How the Scorecard Works

The Bank Director Bank Performance Scorecard is determined by using six performance criteria that measure profitability, balance sheet strength, and asset quality. The criteria are:
Return on average assets, which measures a bank’s profitability relative to its total assets. This metric was given a full weighting in the Scorecard calculation.
Return on average equity, a second measurement of profitability that focuses on shareholder returns. This metric also received a full weighting in the Scorecard calculation.
Tier-1 capital ratio, which is comprised of shareholders’ equity, retained earnings, and convertible preferred stock divided by total assets. This received a half weighting.
Leverage ratio, which is shareholders’ equity divided by total assets. This received a half weighting.
Nonperforming asset ratio, which is the ratio of nonaccrual loans and foreclosed assets to total loans and Other Real Estate Owned. This received a half weighting.
Reserve coverage, which is loan loss reserves divided by total loans. This received a half weighting.

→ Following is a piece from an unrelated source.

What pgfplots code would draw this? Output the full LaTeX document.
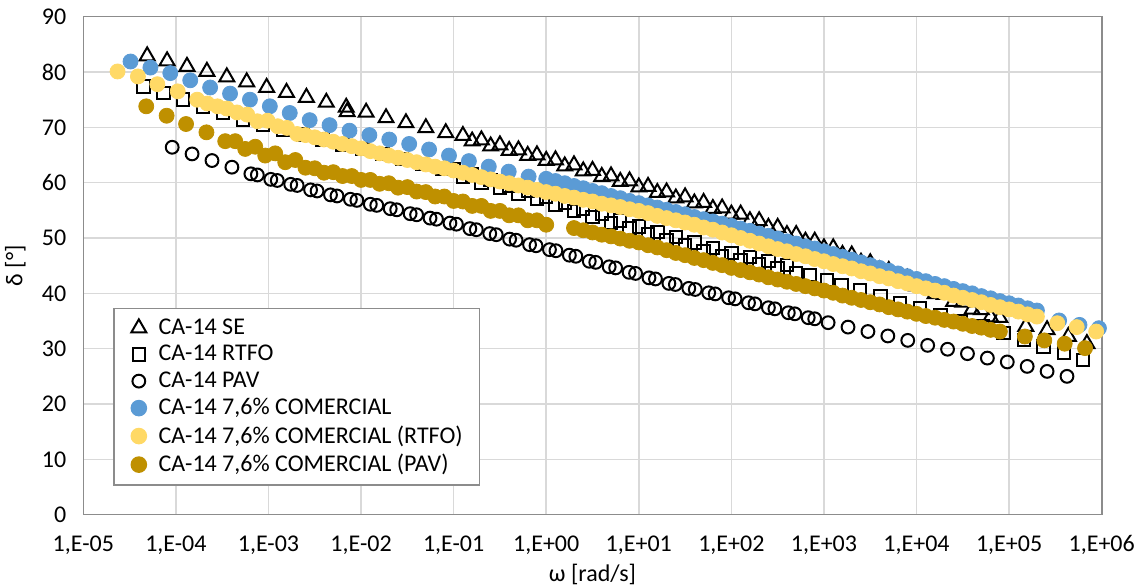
\documentclass[border=0pt]{standalone}
\usepackage{pgfplots}
\pgfplotsset{compat=1.18}
\usepackage{fontspec}
\setmainfont{Carlito}
\definecolor{cblue}{HTML}{5B9BD5}
\definecolor{cyel}{HTML}{FFD966}
\definecolor{cgold}{HTML}{BF9000}
\definecolor{gridgray}{HTML}{D9D9D9}
\definecolor{axisgray}{HTML}{8C8C8C}
\begin{document}
\begin{tikzpicture}
\begin{axis}[
  scale only axis, width=509.2pt, height=249pt,
  xmin=-5, xmax=6, ymin=0, ymax=90,
  xtick={-5,-4,...,6},
  xticklabels={{1,E-05},{1,E-04},{1,E-03},{1,E-02},{1,E-01},{1,E+00},{1,E+01},{1,E+02},{1,E+03},{1,E+04},{1,E+05},{1,E+06}},
  ytick={0,10,...,90},
  /pgf/number format/assume math mode=true,
  grid=major, grid style={draw=gridgray, line width=0.8pt},
  axis line style={draw=axisgray, line width=0.8pt},
  tick style={draw=none},
  tick label style={font=\fontsize{12}{14}\selectfont},
  yticklabel style={xshift=-5pt},
  xticklabel style={yshift=-7pt},
  label style={font=\fontsize{12}{14}\selectfont},
  xlabel={ω [rad/s]}, ylabel={δ [°]},
  xlabel style={at={(axis description cs:0.5,-0.121)}, anchor=center},
  ylabel style={at={(axis description cs:-0.0667,0.5)}, anchor=center},
  legend style={at={(0.0294,0.0582)}, anchor=south west, draw=axisgray, line width=0.8pt, fill=white,
    font=\fontsize{12}{14}\selectfont, row sep=0pt, inner xsep=6.5pt, inner ysep=3pt},
  legend cell align=left,
  legend image code/.code={\path (-1pt,0pt) (12pt,0pt); \draw[#1] plot coordinates {(4.5pt,0pt)};},
]
\coordinate (ll) at (rel axis cs:0,0);
\coordinate (ur) at (rel axis cs:1,1);
% CA-14 SE
\addplot[only marks, black, mark=triangle, mark size=4.3pt, mark options={fill=none, line width=1pt}] coordinates {
(-4.31,82.9) (-4.095,82.0) (-3.88,81.0) (-3.665,80.1) (-3.45,79.1) (-3.235,78.2) (-3.02,77.2) (-2.805,76.3) (-2.59,75.4) (-2.375,74.5) (-2.16,73.6) (-2.15,72.8) (-1.945,72.7) (-1.73,71.7) (-1.515,70.8) (-1.30,69.9) (-1.085,69.0)
(-0.9,68.5) (-0.8,67.5) (-0.7,67.7) (-0.6,66.6) (-0.5,66.8) (-0.4,65.8) (-0.3,65.9) (-0.2,64.9) (-0.1,65.0) (0.0,64.0)
(0.1,64.1) (0.2,63.0) (0.3,63.2) (0.4,62.1) (0.5,62.2) (0.6,61.1) (0.7,61.2) (0.8,60.2) (0.9,60.3) (1.0,59.2)
(1.1,59.3) (1.2,58.2) (1.3,58.3) (1.4,57.2) (1.5,57.4) (1.6,56.3) (1.7,56.4) (1.8,55.3) (1.9,55.4) (2.0,54.3)
(2.1,54.3) (2.2,53.1) (2.3,53.1) (2.4,51.9) (2.5,51.9) (2.6,50.6) (2.7,50.6) (2.8,49.4) (2.9,49.4) (3.0,48.2)
(3.1,48.2) (3.2,47.0) (3.3,46.9) (3.4,45.6) (3.5,45.5) (3.6,44.2) (3.7,44.1) (3.8,42.8) (3.9,42.7) (4.0,41.3)
(4.1,41.2) (4.2,39.9) (4.3,39.8) (4.4,38.5) (4.5,38.4) (4.6,37.1) (4.7,37.0) (4.8,35.7) (4.9,35.6)
(5.18,34.0) (5.41,33.4) (5.64,32.2) (5.84,30.9)
};
\addlegendentry{CA-14 SE}
% CA-14 RTFO
\addplot[only marks, black, mark=square, mark size=3.1pt, mark options={fill=none, line width=1pt}] coordinates {
(-4.35,77.4) (-4.135,76.2) (-3.92,75.0) (-3.705,73.8) (-3.49,72.6) (-3.275,71.4) (-3.06,70.5) (-2.845,69.6) (-2.63,68.7) (-2.415,67.8) (-2.20,66.9) (-1.985,66.1) (-1.77,65.2) (-1.555,64.3) (-1.34,63.4) (-1.125,62.5)
(-1.0,62.5) (-0.9,61.0) (-0.8,61.5) (-0.7,60.0) (-0.6,60.5) (-0.5,59.0) (-0.4,59.5) (-0.3,58.0) (-0.2,58.5) (-0.1,57.0) (0.0,57.5)
(0.1,56.0) (0.2,56.4) (0.3,54.9) (0.4,55.3) (0.5,53.8) (0.6,54.3) (0.7,52.7) (0.8,53.2) (0.9,51.7) (1.0,52.1)
(1.1,50.6) (1.2,51.1) (1.3,49.6) (1.4,50.2) (1.5,48.7) (1.6,49.2) (1.7,47.7) (1.8,48.2) (1.9,46.7) (2.0,47.3)
(2.1,46.0) (2.2,46.6) (2.3,45.2) (2.4,45.8) (2.5,44.5) (2.6,45.1) (2.7,43.6)
(2.85,43.3) (3.03,42.4) (3.19,41.5) (3.39,40.6) (3.61,39.4) (3.82,38.2) (4.04,37.3) (4.26,36.1) (4.48,35.0) (4.72,34.0) (4.94,32.8) (5.16,31.6) (5.37,30.4) (5.59,29.2) (5.80,28.0)
};
\addlegendentry{CA-14 RTFO}
% CA-14 PAV
\addplot[only marks, black, mark=o, mark size=3.2pt, mark options={fill=none, line width=1pt}] coordinates {
(-4.04,66.4) (-3.825,65.2) (-3.61,64.0) (-3.395,62.8)
(-3.19,61.6) (-3.12,61.4) (-2.975,60.6) (-2.905,60.4) (-2.76,59.7) (-2.69,59.5) (-2.545,58.7) (-2.475,58.5)
(-2.33,57.8) (-2.26,57.6) (-2.115,57.0) (-2.045,56.8) (-1.90,56.1) (-1.83,55.9) (-1.685,55.3) (-1.615,55.1)
(-1.47,54.4) (-1.40,54.2) (-1.255,53.6) (-1.185,53.4) (-1.04,52.7) (-0.97,52.5) (-0.825,51.7) (-0.755,51.5)
(-0.61,50.8) (-0.54,50.6) (-0.395,49.8) (-0.325,49.6) (-0.18,48.8) (-0.11,48.6) (0.035,47.9) (0.105,47.7)
(0.25,46.9) (0.32,46.7) (0.465,45.8) (0.535,45.6) (0.68,44.8) (0.75,44.6) (0.895,43.8) (0.965,43.6)
(1.11,42.8) (1.18,42.6) (1.325,41.8) (1.395,41.6) (1.54,40.9) (1.61,40.7) (1.755,40.1) (1.825,39.9)
(1.97,39.2) (2.04,39.0) (2.185,38.3) (2.255,38.1) (2.40,37.4) (2.47,37.2) (2.615,36.5) (2.685,36.3) (2.83,35.6) (2.90,35.4)
(3.045,34.7) (3.26,33.9) (3.475,33.1) (3.69,32.3) (3.905,31.5) (4.12,30.6) (4.335,29.9) (4.55,29.1) (4.765,28.3) (4.98,27.6) (5.195,26.8) (5.41,25.9) (5.625,25.0)
};
\addlegendentry{CA-14 PAV}
% CA-14 7,6% COMERCIAL
\addplot[only marks, cblue, mark=*, mark size=3.75pt] coordinates {
(-4.49,81.9) (-4.275,80.8) (-4.06,79.8) (-3.845,78.5) (-3.63,77.2) (-3.415,76.1) (-3.20,75.0) (-2.985,73.8) (-2.77,72.6) (-2.555,71.3) (-2.34,70.4) (-2.125,69.4) (-1.91,68.6) (-1.695,67.8) (-1.48,67.0) (-1.265,66.0) (-1.05,64.9) (-0.835,63.9) (-0.62,62.9) (-0.405,62.0) (-0.19,61.1)
(0.0,60.7) (0.1,60.3) (0.2,59.9) (0.3,59.4) (0.4,59.0) (0.5,58.5) (0.6,58.1) (0.7,57.6) (0.8,57.2) (0.9,56.7) (1.0,56.3)
(1.1,55.9) (1.2,55.5) (1.3,55.1) (1.4,54.7) (1.5,54.3) (1.6,53.8) (1.7,53.4) (1.8,53.0) (1.9,52.6) (2.0,52.2)
(2.1,51.7) (2.2,51.3) (2.3,50.8) (2.4,50.4) (2.5,49.9) (2.6,49.4) (2.7,49.0) (2.8,48.5) (2.9,48.1) (3.0,47.6)
(3.1,47.1) (3.2,46.6) (3.3,46.1) (3.4,45.6) (3.5,45.1) (3.6,44.6) (3.7,44.1) (3.8,43.6) (3.9,43.1) (4.0,42.6)
(4.1,42.2) (4.2,41.7) (4.3,41.3) (4.4,40.8) (4.5,40.4) (4.6,40.0) (4.7,39.5) (4.8,39.1) (4.9,38.6) (5.0,38.2)
(5.1,37.8) (5.2,37.3) (5.3,36.9)
(5.54,35.1) (5.76,34.3) (5.97,33.7)
};
\addlegendentry{CA-14 7,6\% COMERCIAL}
% CA-14 7,6% COMERCIAL (RTFO)
\addplot[only marks, cyel, mark=*, mark size=3.75pt] coordinates {
(-4.63,80.1) (-4.41,79.2) (-4.20,77.8) (-3.98,76.5)
(-3.77,75.0) (-3.66,74.3) (-3.55,73.8) (-3.45,73.4) (-3.34,72.7) (-3.23,72.3) (-3.12,71.1) (-3.01,71.2) (-2.90,70.2) (-2.80,69.9) (-2.69,68.8)
(-2.6,68.6) (-2.5,68.2) (-2.4,67.8) (-2.3,67.4) (-2.2,67.0) (-2.1,66.6) (-2.0,66.2) (-1.9,65.7) (-1.8,65.3) (-1.7,64.9) (-1.6,64.5) (-1.5,64.1)
(-1.4,63.7) (-1.3,63.3) (-1.2,62.9) (-1.1,62.6) (-1.0,62.2) (-0.9,61.8) (-0.8,61.4) (-0.7,61.0) (-0.6,60.6) (-0.5,60.2)
(-0.4,59.9) (-0.3,59.5) (-0.2,59.1) (-0.1,58.7) (0.0,58.3)
(0.1,58.0) (0.2,57.6) (0.3,57.3) (0.4,56.9) (0.5,56.6) (0.6,56.2) (0.7,55.9) (0.8,55.6) (0.9,55.2) (1.0,54.9)
(1.1,54.5) (1.2,54.0) (1.3,53.6) (1.4,53.2) (1.5,52.8) (1.6,52.4) (1.7,51.9) (1.8,51.5) (1.9,51.0) (2.0,50.5)
(2.1,50.0) (2.2,49.5) (2.3,49.0) (2.4,48.5) (2.5,48.0) (2.6,47.6) (2.7,47.1) (2.8,46.7) (2.9,46.2) (3.0,45.8)
(3.1,45.3) (3.2,44.9) (3.3,44.5) (3.4,44.0) (3.5,43.6) (3.6,43.1) (3.7,42.7) (3.8,42.2) (3.9,41.8) (4.0,41.3)
(4.1,40.9) (4.2,40.5) (4.3,40.1) (4.4,39.6) (4.5,39.2) (4.6,38.8) (4.7,38.4) (4.8,37.9) (4.9,37.5) (5.0,37.1)
(5.1,36.7) (5.2,36.2) (5.3,35.8)
(5.52,34.6) (5.73,33.9) (5.94,33.1)
};
\addlegendentry{CA-14 7,6\% COMERCIAL (RTFO)}
% CA-14 7,6% COMERCIAL (PAV)
\addplot[only marks, cgold, mark=*, mark size=3.75pt] coordinates {
(-4.32,73.8) (-4.10,72.1) (-3.89,70.6) (-3.67,69.1)
(-3.467,67.5) (-3.359,67.5) (-3.251,66.1) (-3.143,66.5) (-3.035,64.9) (-2.927,65.3) (-2.819,63.7) (-2.71,64.1) (-2.60,62.7)
(-2.5,62.6) (-2.4,61.8) (-2.3,61.9) (-2.2,61.2) (-2.1,61.2) (-2.0,60.5) (-1.9,60.5) (-1.8,59.8) (-1.7,59.9) (-1.6,59.1) (-1.5,59.2)
(-1.4,58.4) (-1.3,58.3) (-1.2,57.5) (-1.1,57.5) (-1.0,56.7) (-0.9,56.6) (-0.8,55.8) (-0.7,55.8) (-0.6,54.9) (-0.5,54.9)
(-0.4,54.1) (-0.3,54.1) (-0.2,53.2) (-0.1,53.2) (0.0,52.4)
(0.3,51.8) (0.4,51.4) (0.5,51.0) (0.6,50.6) (0.7,50.3) (0.8,49.9) (0.9,49.5) (1.0,49.2)
(1.1,48.7) (1.2,48.3) (1.3,47.8) (1.4,47.3) (1.5,46.9) (1.6,46.4) (1.7,46.0) (1.8,45.5) (1.9,45.1) (2.0,44.6)
(2.1,44.2) (2.2,43.8) (2.3,43.4) (2.4,42.9) (2.5,42.5) (2.6,42.1) (2.7,41.7) (2.8,41.3) (2.9,40.9) (3.0,40.5)
(3.1,40.1) (3.2,39.6) (3.3,39.2) (3.4,38.8) (3.5,38.4) (3.6,38.0) (3.7,37.5) (3.8,37.1) (3.9,36.7) (4.0,36.3)
(4.1,35.9) (4.2,35.6) (4.3,35.2) (4.4,34.9) (4.5,34.5) (4.6,34.1) (4.7,33.8) (4.8,33.4) (4.9,33.1)
(5.17,32.2) (5.38,31.5) (5.60,30.9) (5.82,30.1)
};
\addlegendentry{CA-14 7,6\% COMERCIAL (PAV)}
\end{axis}
\pgfresetboundingbox
\path[use as bounding box] ([shift={(-41.65pt,-36.15pt)}]ll) rectangle ([shift={(20.15pt,8.35pt)}]ur);
\end{tikzpicture}
\end{document}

The institutions received a numerical rating in each individual category, with the highest ranked bank getting a score of one and the lowest ranked bank a score of 150. Each bank’s and thrift’s scores were then added across and the bank with the lowest score won. In the four categories that received a half weighting, the institutions’ actual scores were divided by two before they were added up. For example, a bank that finished 20th in the leverage ratio category only received 10 points for scoring purposes.